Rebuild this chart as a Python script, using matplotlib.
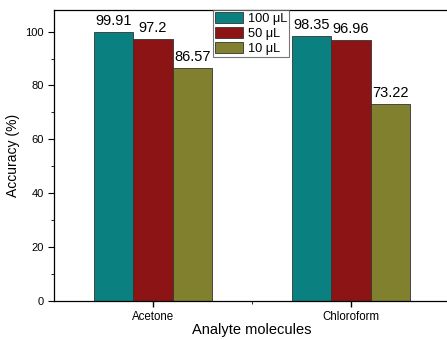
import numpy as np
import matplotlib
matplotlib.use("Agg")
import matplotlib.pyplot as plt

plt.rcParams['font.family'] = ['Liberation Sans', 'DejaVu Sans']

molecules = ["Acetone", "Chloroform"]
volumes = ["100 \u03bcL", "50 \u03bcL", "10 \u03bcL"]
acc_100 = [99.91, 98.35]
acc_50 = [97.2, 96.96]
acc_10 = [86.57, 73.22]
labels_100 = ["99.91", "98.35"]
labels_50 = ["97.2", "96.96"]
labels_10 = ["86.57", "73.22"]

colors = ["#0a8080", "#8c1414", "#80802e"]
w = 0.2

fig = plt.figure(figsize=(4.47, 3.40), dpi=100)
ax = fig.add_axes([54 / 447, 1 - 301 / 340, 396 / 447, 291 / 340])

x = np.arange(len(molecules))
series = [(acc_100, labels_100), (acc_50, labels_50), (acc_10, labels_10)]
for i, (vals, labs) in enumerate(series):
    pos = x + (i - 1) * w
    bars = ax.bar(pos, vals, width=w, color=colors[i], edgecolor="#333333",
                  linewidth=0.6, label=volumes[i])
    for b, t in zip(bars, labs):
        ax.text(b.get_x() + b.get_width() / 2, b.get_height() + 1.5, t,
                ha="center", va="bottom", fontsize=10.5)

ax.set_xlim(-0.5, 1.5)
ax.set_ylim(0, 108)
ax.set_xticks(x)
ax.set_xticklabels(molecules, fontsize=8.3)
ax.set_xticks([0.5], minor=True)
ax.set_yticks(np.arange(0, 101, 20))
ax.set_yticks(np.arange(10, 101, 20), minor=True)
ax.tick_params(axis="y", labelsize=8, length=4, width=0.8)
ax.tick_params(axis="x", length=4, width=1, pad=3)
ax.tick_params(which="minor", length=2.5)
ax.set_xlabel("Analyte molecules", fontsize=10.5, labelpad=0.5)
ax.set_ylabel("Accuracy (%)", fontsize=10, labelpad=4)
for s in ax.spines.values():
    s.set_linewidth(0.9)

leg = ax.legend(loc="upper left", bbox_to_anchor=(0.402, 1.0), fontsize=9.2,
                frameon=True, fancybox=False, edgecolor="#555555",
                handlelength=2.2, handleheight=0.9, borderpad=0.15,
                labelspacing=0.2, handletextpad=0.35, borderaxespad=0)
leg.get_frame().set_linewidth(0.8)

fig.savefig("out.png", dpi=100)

=======

TASK TO COMPLETE: Working from the material above, transcribe it exactly while omitting pictures.

RESULT:
Rebuild this chart as a Python script, using matplotlib.
import numpy as np
import matplotlib
matplotlib.use("Agg")
import matplotlib.pyplot as plt

plt.rcParams['font.family'] = ['Liberation Sans', 'DejaVu Sans']

molecules = ["Acetone", "Chloroform"]
volumes = ["100 \u03bcL", "50 \u03bcL", "10 \u03bcL"]
acc_100 = [99.91, 98.35]
acc_50 = [97.2, 96.96]
acc_10 = [86.57, 73.22]
labels_100 = ["99.91", "98.35"]
labels_50 = ["97.2", "96.96"]
labels_10 = ["86.57", "73.22"]

colors = ["#0a8080", "#8c1414", "#80802e"]
w = 0.2

fig = plt.figure(figsize=(4.47, 3.40), dpi=100)
ax = fig.add_axes([54 / 447, 1 - 301 / 340, 396 / 447, 291 / 340])

x = np.arange(len(molecules))
series = [(acc_100, labels_100), (acc_50, labels_50), (acc_10, labels_10)]
for i, (vals, labs) in enumerate(series):
    pos = x + (i - 1) * w
    bars = ax.bar(pos, vals, width=w, color=colors[i], edgecolor="#333333",
                  linewidth=0.6, label=volumes[i])
    for b, t in zip(bars, labs):
        ax.text(b.get_x() + b.get_width() / 2, b.get_height() + 1.5, t,
                ha="center", va="bottom", fontsize=10.5)

ax.set_xlim(-0.5, 1.5)
ax.set_ylim(0, 108)
ax.set_xticks(x)
ax.set_xticklabels(molecules, fontsize=8.3)
ax.set_xticks([0.5], minor=True)
ax.set_yticks(np.arange(0, 101, 20))
ax.set_yticks(np.arange(10, 101, 20), minor=True)
ax.tick_params(axis="y", labelsize=8, length=4, width=0.8)
ax.tick_params(axis="x", length=4, width=1, pad=3)
ax.tick_params(which="minor", length=2.5)
ax.set_xlabel("Analyte molecules", fontsize=10.5, labelpad=0.5)
ax.set_ylabel("Accuracy (%)", fontsize=10, labelpad=4)
for s in ax.spines.values():
    s.set_linewidth(0.9)

leg = ax.legend(loc="upper left", bbox_to_anchor=(0.402, 1.0), fontsize=9.2,
                frameon=True, fancybox=False, edgecolor="#555555",
                handlelength=2.2, handleheight=0.9, borderpad=0.15,
                labelspacing=0.2, handletextpad=0.35, borderaxespad=0)
leg.get_frame().set_linewidth(0.8)

fig.savefig("out.png", dpi=100)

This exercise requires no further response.